Written exercise
Set the listing down again in full, word for word, with the pictures left out.

Information provided
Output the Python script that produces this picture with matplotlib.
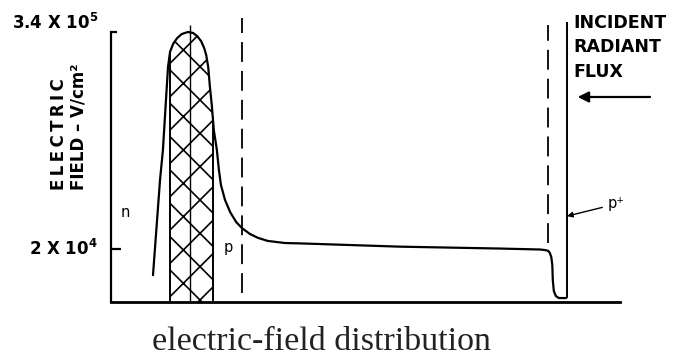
import numpy as np
import matplotlib
matplotlib.use('Agg')
import matplotlib.pyplot as plt

# position across the detector (arbitrary depth units) and field in V/cm^2
depth = [8.25, 9.63, 10.2, 10.8, 11.2, 11.6, 12.2, 13.0, 13.9, 15.1, 16.1, 16.9, 17.7,
         18.3, 18.7, 19.1, 19.4, 19.8, 20.2, 20.8, 21.2, 21.6, 22.4, 23.4, 24.6,
         25.7, 27.3, 28.9, 30.8, 34.2, 37.1, 56.8, 76.4, 84.3, 85.3, 85.9, 86.2,
         86.5, 86.7, 86.8, 87.0, 87.4, 88.0, 89.4]
field = [1.42e4, 4.92e4, 7.28e4, 1.40e5, 2.15e5, 2.62e5, 2.91e5, 3.14e5, 3.31e5, 3.40e5, 3.36e5, 3.23e5, 3.02e5,
         2.76e5, 2.52e5, 2.15e5, 1.70e5, 1.31e5, 9.45e4, 7.28e4, 5.61e4, 4.61e4, 3.79e4, 3.24e4, 2.84e4,
         2.63e4, 2.43e4, 2.31e4, 2.22e4, 2.16e4, 2.15e4, 2.06e4, 2.01e4, 1.985e4, 1.97e4, 1.95e4, 1.90e4,
         1.80e4, 1.62e4, 1.33e4, 1.155e4, 1.08e4, 1.053e4, 1.053e4]

tick_vals = [2e4, 3.4e5]
tick_labels = [r'2 X 10$^{\mathbf{4}}$', r'3.4 X 10$^{\mathbf{5}}$']

# region boundaries
depletion = (11.6, 20.0)      # cross-hatched region
depletion_mid = 15.5
junctions = [25.7, 85.9]      # dashed lines
junction_tops = [4.08e5, 3.73e5]
junction_bottoms = [1.125e4, 2.16e4]
surface = 89.6                # solid line at the illuminated surface

fig = plt.figure(figsize=(6.73, 3.58), dpi=100)
ax = fig.add_axes([111 / 673, 56 / 358, 509 / 673, 270 / 358])
ax.set_yscale('log')
ax.set_xlim(0, 100)
ax.set_ylim(1e4, 3.4e5)

for s in ['top', 'right']:
    ax.spines[s].set_visible(False)
ax.spines['left'].set_linewidth(1.6)
ax.spines['bottom'].set_linewidth(2.0)
ax.set_xticks([])
ax.set_yticks([2e4], labels=[''])
ax.set_yticks([3.4e5], labels=[''], minor=True)
ax.tick_params(axis='y', which='major', direction='in', length=7, width=1.6)
ax.tick_params(axis='y', which='minor', direction='in', length=4, width=1.6)
ax.yaxis.set_minor_formatter(plt.NullFormatter())

lab_font = dict(fontfamily='DejaVu Sans', fontweight='bold', fontsize=12)
ax.annotate(tick_labels[0], xy=(0, tick_vals[0]), xycoords=('axes fraction', 'data'),
            xytext=(-9.4, 0), textcoords='offset points', ha='right', va='center', **lab_font)
ax.annotate(tick_labels[1], xy=(0, tick_vals[1]), xycoords=('axes fraction', 'data'),
            xytext=(-9.4, 6.5), textcoords='offset points', ha='right', va='center',
            annotation_clip=False, **lab_font)

ylab = '\u2009'.join('ELECTRIC') + '\nFIELD – V/cm²'
ax.text(-0.083, 0.415, ylab, transform=ax.transAxes, rotation=90,
        ha='center', va='bottom', multialignment='left', linespacing=1.1, **lab_font)

# field profile
depth = np.array(depth)
field = np.array(field)
ax.plot(depth, field, color='black', lw=1.6, clip_on=False,
        solid_joinstyle='round', solid_capstyle='round')

# hatched depletion region under the peak
inside = (depth > depletion[0]) & (depth < depletion[1])
hx = np.concatenate([[depletion[0]], depth[inside], [depletion[1]]])
hy = np.concatenate([[np.interp(depletion[0], depth, field)], field[inside],
                     [np.interp(depletion[1], depth, field)]])
plt.rcParams['hatch.linewidth'] = 1.2
ax.fill_between(hx, 1e4, hy, facecolor='white', edgecolor='black', hatch='x', lw=0)
ax.vlines(depletion, 1e4, [np.interp(d, depth, field) for d in depletion], color='black', lw=1.4)
ax.vlines(depletion_mid, 1e4, 3.73e5, color='black', lw=1.0, clip_on=False)

# junctions and surface
ax.vlines(junctions, junction_bottoms, junction_tops, color='black', lw=1.3,
          linestyles=(0, (11, 5)), clip_on=False)
ax.vlines(surface, 1.053e4, 3.87e5, color='black', lw=1.4, clip_on=False)

txt = dict(fontfamily='DejaVu Sans', fontsize=10.5)
ax.text(2.75, 3.2e4, 'n', ha='center', va='center', **txt)
ax.text(23.0, 2.05e4, 'p', ha='center', va='center', **txt)
ax.annotate('p⁺', xy=(surface, 3.07e4), xytext=(97.6, 3.6e4), ha='left', va='center',
            arrowprops=dict(arrowstyle='-|>', lw=1.0, mutation_scale=8, color='black',
                            shrinkA=2, shrinkB=0),
            annotation_clip=False, **txt)

ax.text(90.8, 4.3e5, 'INCIDENT\nRADIANT\nFLUX', ha='left', va='top', linespacing=1.45,
        fontfamily='DejaVu Sans', fontweight='bold', fontsize=12.5, clip_on=False)
ax.annotate('', xy=(91.7, 1.455e5), xytext=(105.9, 1.455e5),
            arrowprops=dict(arrowstyle='-|>', lw=1.6, mutation_scale=16, color='black',
                            shrinkA=0, shrinkB=0),
            annotation_clip=False)

fig.text(321 / 673, 8 / 358, 'electric-field distribution', ha='center', va='baseline',
         fontfamily='Liberation Serif', fontsize=24.5, color='#222222')

fig.savefig('out.png', dpi=100)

Problem solution
Output the Python script that produces this picture with matplotlib.
import numpy as np
import matplotlib
matplotlib.use('Agg')
import matplotlib.pyplot as plt

# position across the detector (arbitrary depth units) and field in V/cm^2
depth = [8.25, 9.63, 10.2, 10.8, 11.2, 11.6, 12.2, 13.0, 13.9, 15.1, 16.1, 16.9, 17.7,
         18.3, 18.7, 19.1, 19.4, 19.8, 20.2, 20.8, 21.2, 21.6, 22.4, 23.4, 24.6,
         25.7, 27.3, 28.9, 30.8, 34.2, 37.1, 56.8, 76.4, 84.3, 85.3, 85.9, 86.2,
         86.5, 86.7, 86.8, 87.0, 87.4, 88.0, 89.4]
field = [1.42e4, 4.92e4, 7.28e4, 1.40e5, 2.15e5, 2.62e5, 2.91e5, 3.14e5, 3.31e5, 3.40e5, 3.36e5, 3.23e5, 3.02e5,
         2.76e5, 2.52e5, 2.15e5, 1.70e5, 1.31e5, 9.45e4, 7.28e4, 5.61e4, 4.61e4, 3.79e4, 3.24e4, 2.84e4,
         2.63e4, 2.43e4, 2.31e4, 2.22e4, 2.16e4, 2.15e4, 2.06e4, 2.01e4, 1.985e4, 1.97e4, 1.95e4, 1.90e4,
         1.80e4, 1.62e4, 1.33e4, 1.155e4, 1.08e4, 1.053e4, 1.053e4]

tick_vals = [2e4, 3.4e5]
tick_labels = [r'2 X 10$^{\mathbf{4}}$', r'3.4 X 10$^{\mathbf{5}}$']

# region boundaries
depletion = (11.6, 20.0)      # cross-hatched region
depletion_mid = 15.5
junctions = [25.7, 85.9]      # dashed lines
junction_tops = [4.08e5, 3.73e5]
junction_bottoms = [1.125e4, 2.16e4]
surface = 89.6                # solid line at the illuminated surface

fig = plt.figure(figsize=(6.73, 3.58), dpi=100)
ax = fig.add_axes([111 / 673, 56 / 358, 509 / 673, 270 / 358])
ax.set_yscale('log')
ax.set_xlim(0, 100)
ax.set_ylim(1e4, 3.4e5)

for s in ['top', 'right']:
    ax.spines[s].set_visible(False)
ax.spines['left'].set_linewidth(1.6)
ax.spines['bottom'].set_linewidth(2.0)
ax.set_xticks([])
ax.set_yticks([2e4], labels=[''])
ax.set_yticks([3.4e5], labels=[''], minor=True)
ax.tick_params(axis='y', which='major', direction='in', length=7, width=1.6)
ax.tick_params(axis='y', which='minor', direction='in', length=4, width=1.6)
ax.yaxis.set_minor_formatter(plt.NullFormatter())

lab_font = dict(fontfamily='DejaVu Sans', fontweight='bold', fontsize=12)
ax.annotate(tick_labels[0], xy=(0, tick_vals[0]), xycoords=('axes fraction', 'data'),
            xytext=(-9.4, 0), textcoords='offset points', ha='right', va='center', **lab_font)
ax.annotate(tick_labels[1], xy=(0, tick_vals[1]), xycoords=('axes fraction', 'data'),
            xytext=(-9.4, 6.5), textcoords='offset points', ha='right', va='center',
            annotation_clip=False, **lab_font)

ylab = '\u2009'.join('ELECTRIC') + '\nFIELD – V/cm²'
ax.text(-0.083, 0.415, ylab, transform=ax.transAxes, rotation=90,
        ha='center', va='bottom', multialignment='left', linespacing=1.1, **lab_font)

# field profile
depth = np.array(depth)
field = np.array(field)
ax.plot(depth, field, color='black', lw=1.6, clip_on=False,
        solid_joinstyle='round', solid_capstyle='round')

# hatched depletion region under the peak
inside = (depth > depletion[0]) & (depth < depletion[1])
hx = np.concatenate([[depletion[0]], depth[inside], [depletion[1]]])
hy = np.concatenate([[np.interp(depletion[0], depth, field)], field[inside],
                     [np.interp(depletion[1], depth, field)]])
plt.rcParams['hatch.linewidth'] = 1.2
ax.fill_between(hx, 1e4, hy, facecolor='white', edgecolor='black', hatch='x', lw=0)
ax.vlines(depletion, 1e4, [np.interp(d, depth, field) for d in depletion], color='black', lw=1.4)
ax.vlines(depletion_mid, 1e4, 3.73e5, color='black', lw=1.0, clip_on=False)

# junctions and surface
ax.vlines(junctions, junction_bottoms, junction_tops, color='black', lw=1.3,
          linestyles=(0, (11, 5)), clip_on=False)
ax.vlines(surface, 1.053e4, 3.87e5, color='black', lw=1.4, clip_on=False)

txt = dict(fontfamily='DejaVu Sans', fontsize=10.5)
ax.text(2.75, 3.2e4, 'n', ha='center', va='center', **txt)
ax.text(23.0, 2.05e4, 'p', ha='center', va='center', **txt)
ax.annotate('p⁺', xy=(surface, 3.07e4), xytext=(97.6, 3.6e4), ha='left', va='center',
            arrowprops=dict(arrowstyle='-|>', lw=1.0, mutation_scale=8, color='black',
                            shrinkA=2, shrinkB=0),
            annotation_clip=False, **txt)

ax.text(90.8, 4.3e5, 'INCIDENT\nRADIANT\nFLUX', ha='left', va='top', linespacing=1.45,
        fontfamily='DejaVu Sans', fontweight='bold', fontsize=12.5, clip_on=False)
ax.annotate('', xy=(91.7, 1.455e5), xytext=(105.9, 1.455e5),
            arrowprops=dict(arrowstyle='-|>', lw=1.6, mutation_scale=16, color='black',
                            shrinkA=0, shrinkB=0),
            annotation_clip=False)

fig.text(321 / 673, 8 / 358, 'electric-field distribution', ha='center', va='baseline',
         fontfamily='Liberation Serif', fontsize=24.5, color='#222222')

fig.savefig('out.png', dpi=100)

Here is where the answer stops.